↓

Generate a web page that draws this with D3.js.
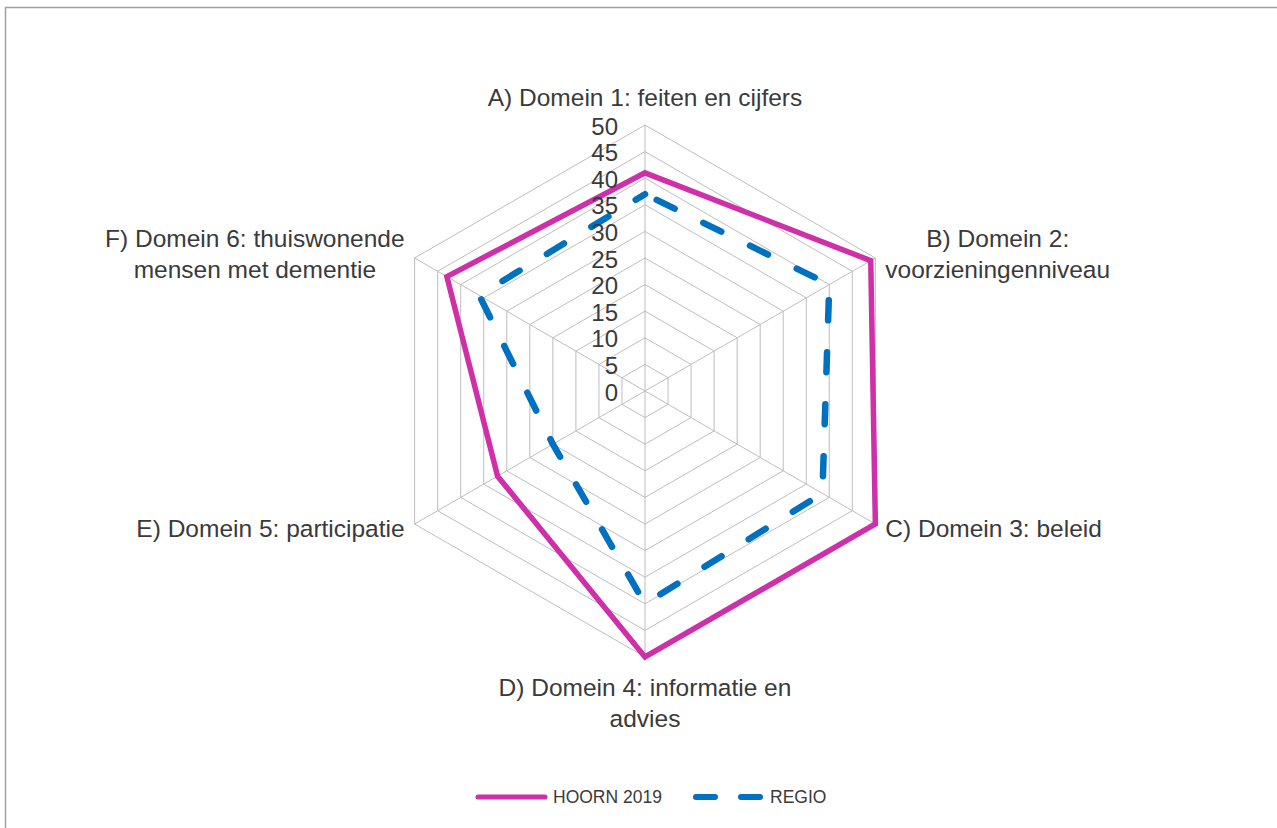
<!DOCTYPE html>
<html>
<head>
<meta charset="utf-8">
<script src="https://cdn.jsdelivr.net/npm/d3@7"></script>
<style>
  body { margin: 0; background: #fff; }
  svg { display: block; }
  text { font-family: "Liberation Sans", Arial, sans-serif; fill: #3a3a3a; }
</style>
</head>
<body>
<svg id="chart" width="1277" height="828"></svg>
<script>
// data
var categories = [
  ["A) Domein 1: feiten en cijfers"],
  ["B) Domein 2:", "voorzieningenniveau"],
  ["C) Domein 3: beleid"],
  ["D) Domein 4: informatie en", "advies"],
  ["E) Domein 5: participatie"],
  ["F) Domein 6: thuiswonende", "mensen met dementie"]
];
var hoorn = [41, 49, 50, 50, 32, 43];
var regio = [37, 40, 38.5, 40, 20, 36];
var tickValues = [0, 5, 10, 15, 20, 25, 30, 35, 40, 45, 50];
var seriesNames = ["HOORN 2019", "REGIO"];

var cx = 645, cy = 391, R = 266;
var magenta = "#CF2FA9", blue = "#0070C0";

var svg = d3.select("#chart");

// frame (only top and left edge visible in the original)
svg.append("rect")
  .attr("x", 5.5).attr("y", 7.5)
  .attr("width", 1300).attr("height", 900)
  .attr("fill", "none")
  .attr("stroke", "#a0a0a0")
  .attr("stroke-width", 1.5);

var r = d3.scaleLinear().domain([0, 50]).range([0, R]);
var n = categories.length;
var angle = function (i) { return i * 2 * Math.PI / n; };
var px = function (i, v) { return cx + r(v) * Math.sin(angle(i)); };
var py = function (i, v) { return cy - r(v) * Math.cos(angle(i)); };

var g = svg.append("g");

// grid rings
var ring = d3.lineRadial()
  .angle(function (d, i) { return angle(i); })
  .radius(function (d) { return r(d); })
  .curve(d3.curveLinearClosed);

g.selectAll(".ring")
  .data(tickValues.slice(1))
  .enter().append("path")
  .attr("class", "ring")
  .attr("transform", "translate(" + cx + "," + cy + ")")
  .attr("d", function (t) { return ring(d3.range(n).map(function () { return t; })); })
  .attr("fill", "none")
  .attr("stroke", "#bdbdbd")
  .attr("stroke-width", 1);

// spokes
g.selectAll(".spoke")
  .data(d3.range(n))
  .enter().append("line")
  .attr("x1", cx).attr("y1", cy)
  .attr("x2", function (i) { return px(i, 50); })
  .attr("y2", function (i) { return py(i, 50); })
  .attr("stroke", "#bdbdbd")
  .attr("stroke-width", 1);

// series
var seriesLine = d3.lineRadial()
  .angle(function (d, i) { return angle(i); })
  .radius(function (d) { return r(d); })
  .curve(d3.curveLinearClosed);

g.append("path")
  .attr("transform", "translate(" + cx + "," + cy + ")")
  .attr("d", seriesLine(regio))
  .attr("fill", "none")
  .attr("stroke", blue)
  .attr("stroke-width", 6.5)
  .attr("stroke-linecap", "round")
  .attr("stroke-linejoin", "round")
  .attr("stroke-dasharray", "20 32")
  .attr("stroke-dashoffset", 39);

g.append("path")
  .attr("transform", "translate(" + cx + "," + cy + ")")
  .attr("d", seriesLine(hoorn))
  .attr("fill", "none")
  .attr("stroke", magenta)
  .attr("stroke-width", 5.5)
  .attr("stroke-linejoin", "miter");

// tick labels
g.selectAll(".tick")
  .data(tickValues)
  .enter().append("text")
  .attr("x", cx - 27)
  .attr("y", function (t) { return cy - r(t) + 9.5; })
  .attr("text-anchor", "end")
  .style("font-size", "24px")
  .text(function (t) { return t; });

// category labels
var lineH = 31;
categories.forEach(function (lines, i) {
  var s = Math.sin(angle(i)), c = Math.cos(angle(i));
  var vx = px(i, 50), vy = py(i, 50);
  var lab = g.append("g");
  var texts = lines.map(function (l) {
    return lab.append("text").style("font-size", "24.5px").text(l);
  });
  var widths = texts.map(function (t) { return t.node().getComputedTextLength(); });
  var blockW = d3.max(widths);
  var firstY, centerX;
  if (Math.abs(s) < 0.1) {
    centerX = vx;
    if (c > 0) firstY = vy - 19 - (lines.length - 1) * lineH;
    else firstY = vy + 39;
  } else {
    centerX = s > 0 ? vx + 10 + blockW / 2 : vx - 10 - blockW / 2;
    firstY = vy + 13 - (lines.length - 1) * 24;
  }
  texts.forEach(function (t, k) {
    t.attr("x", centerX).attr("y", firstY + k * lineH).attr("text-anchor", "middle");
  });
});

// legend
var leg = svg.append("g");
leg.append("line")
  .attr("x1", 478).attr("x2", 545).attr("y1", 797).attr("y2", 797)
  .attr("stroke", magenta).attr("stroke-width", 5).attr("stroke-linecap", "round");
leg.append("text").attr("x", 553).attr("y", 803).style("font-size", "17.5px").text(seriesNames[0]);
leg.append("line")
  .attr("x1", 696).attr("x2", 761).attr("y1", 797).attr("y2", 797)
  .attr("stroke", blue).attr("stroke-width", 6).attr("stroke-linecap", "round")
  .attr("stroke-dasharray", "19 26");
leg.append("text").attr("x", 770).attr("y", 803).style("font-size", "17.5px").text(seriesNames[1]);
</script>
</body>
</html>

↑

SHORT EXERCISE: Repeat all the data as it stands, dropping any images it holds.

ANSWER TO THIS PROBLEM:
Generate a web page that draws this with D3.js.
<!DOCTYPE html>
<html>
<head>
<meta charset="utf-8">
<script src="https://cdn.jsdelivr.net/npm/d3@7"></script>
<style>
  body { margin: 0; background: #fff; }
  svg { display: block; }
  text { font-family: "Liberation Sans", Arial, sans-serif; fill: #3a3a3a; }
</style>
</head>
<body>
<svg id="chart" width="1277" height="828"></svg>
<script>
// data
var categories = [
  ["A) Domein 1: feiten en cijfers"],
  ["B) Domein 2:", "voorzieningenniveau"],
  ["C) Domein 3: beleid"],
  ["D) Domein 4: informatie en", "advies"],
  ["E) Domein 5: participatie"],
  ["F) Domein 6: thuiswonende", "mensen met dementie"]
];
var hoorn = [41, 49, 50, 50, 32, 43];
var regio = [37, 40, 38.5, 40, 20, 36];
var tickValues = [0, 5, 10, 15, 20, 25, 30, 35, 40, 45, 50];
var seriesNames = ["HOORN 2019", "REGIO"];

var cx = 645, cy = 391, R = 266;
var magenta = "#CF2FA9", blue = "#0070C0";

var svg = d3.select("#chart");

// frame (only top and left edge visible in the original)
svg.append("rect")
  .attr("x", 5.5).attr("y", 7.5)
  .attr("width", 1300).attr("height", 900)
  .attr("fill", "none")
  .attr("stroke", "#a0a0a0")
  .attr("stroke-width", 1.5);

var r = d3.scaleLinear().domain([0, 50]).range([0, R]);
var n = categories.length;
var angle = function (i) { return i * 2 * Math.PI / n; };
var px = function (i, v) { return cx + r(v) * Math.sin(angle(i)); };
var py = function (i, v) { return cy - r(v) * Math.cos(angle(i)); };

var g = svg.append("g");

// grid rings
var ring = d3.lineRadial()
  .angle(function (d, i) { return angle(i); })
  .radius(function (d) { return r(d); })
  .curve(d3.curveLinearClosed);

g.selectAll(".ring")
  .data(tickValues.slice(1))
  .enter().append("path")
  .attr("class", "ring")
  .attr("transform", "translate(" + cx + "," + cy + ")")
  .attr("d", function (t) { return ring(d3.range(n).map(function () { return t; })); })
  .attr("fill", "none")
  .attr("stroke", "#bdbdbd")
  .attr("stroke-width", 1);

// spokes
g.selectAll(".spoke")
  .data(d3.range(n))
  .enter().append("line")
  .attr("x1", cx).attr("y1", cy)
  .attr("x2", function (i) { return px(i, 50); })
  .attr("y2", function (i) { return py(i, 50); })
  .attr("stroke", "#bdbdbd")
  .attr("stroke-width", 1);

// series
var seriesLine = d3.lineRadial()
  .angle(function (d, i) { return angle(i); })
  .radius(function (d) { return r(d); })
  .curve(d3.curveLinearClosed);

g.append("path")
  .attr("transform", "translate(" + cx + "," + cy + ")")
  .attr("d", seriesLine(regio))
  .attr("fill", "none")
  .attr("stroke", blue)
  .attr("stroke-width", 6.5)
  .attr("stroke-linecap", "round")
  .attr("stroke-linejoin", "round")
  .attr("stroke-dasharray", "20 32")
  .attr("stroke-dashoffset", 39);

g.append("path")
  .attr("transform", "translate(" + cx + "," + cy + ")")
  .attr("d", seriesLine(hoorn))
  .attr("fill", "none")
  .attr("stroke", magenta)
  .attr("stroke-width", 5.5)
  .attr("stroke-linejoin", "miter");

// tick labels
g.selectAll(".tick")
  .data(tickValues)
  .enter().append("text")
  .attr("x", cx - 27)
  .attr("y", function (t) { return cy - r(t) + 9.5; })
  .attr("text-anchor", "end")
  .style("font-size", "24px")
  .text(function (t) { return t; });

// category labels
var lineH = 31;
categories.forEach(function (lines, i) {
  var s = Math.sin(angle(i)), c = Math.cos(angle(i));
  var vx = px(i, 50), vy = py(i, 50);
  var lab = g.append("g");
  var texts = lines.map(function (l) {
    return lab.append("text").style("font-size", "24.5px").text(l);
  });
  var widths = texts.map(function (t) { return t.node().getComputedTextLength(); });
  var blockW = d3.max(widths);
  var firstY, centerX;
  if (Math.abs(s) < 0.1) {
    centerX = vx;
    if (c > 0) firstY = vy - 19 - (lines.length - 1) * lineH;
    else firstY = vy + 39;
  } else {
    centerX = s > 0 ? vx + 10 + blockW / 2 : vx - 10 - blockW / 2;
    firstY = vy + 13 - (lines.length - 1) * 24;
  }
  texts.forEach(function (t, k) {
    t.attr("x", centerX).attr("y", firstY + k * lineH).attr("text-anchor", "middle");
  });
});

// legend
var leg = svg.append("g");
leg.append("line")
  .attr("x1", 478).attr("x2", 545).attr("y1", 797).attr("y2", 797)
  .attr("stroke", magenta).attr("stroke-width", 5).attr("stroke-linecap", "round");
leg.append("text").attr("x", 553).attr("y", 803).style("font-size", "17.5px").text(seriesNames[0]);
leg.append("line")
  .attr("x1", 696).attr("x2", 761).attr("y1", 797).attr("y2", 797)
  .attr("stroke", blue).attr("stroke-width", 6).attr("stroke-linecap", "round")
  .attr("stroke-dasharray", "19 26");
leg.append("text").attr("x", 770).attr("y", 803).style("font-size", "17.5px").text(seriesNames[1]);
</script>
</body>
</html>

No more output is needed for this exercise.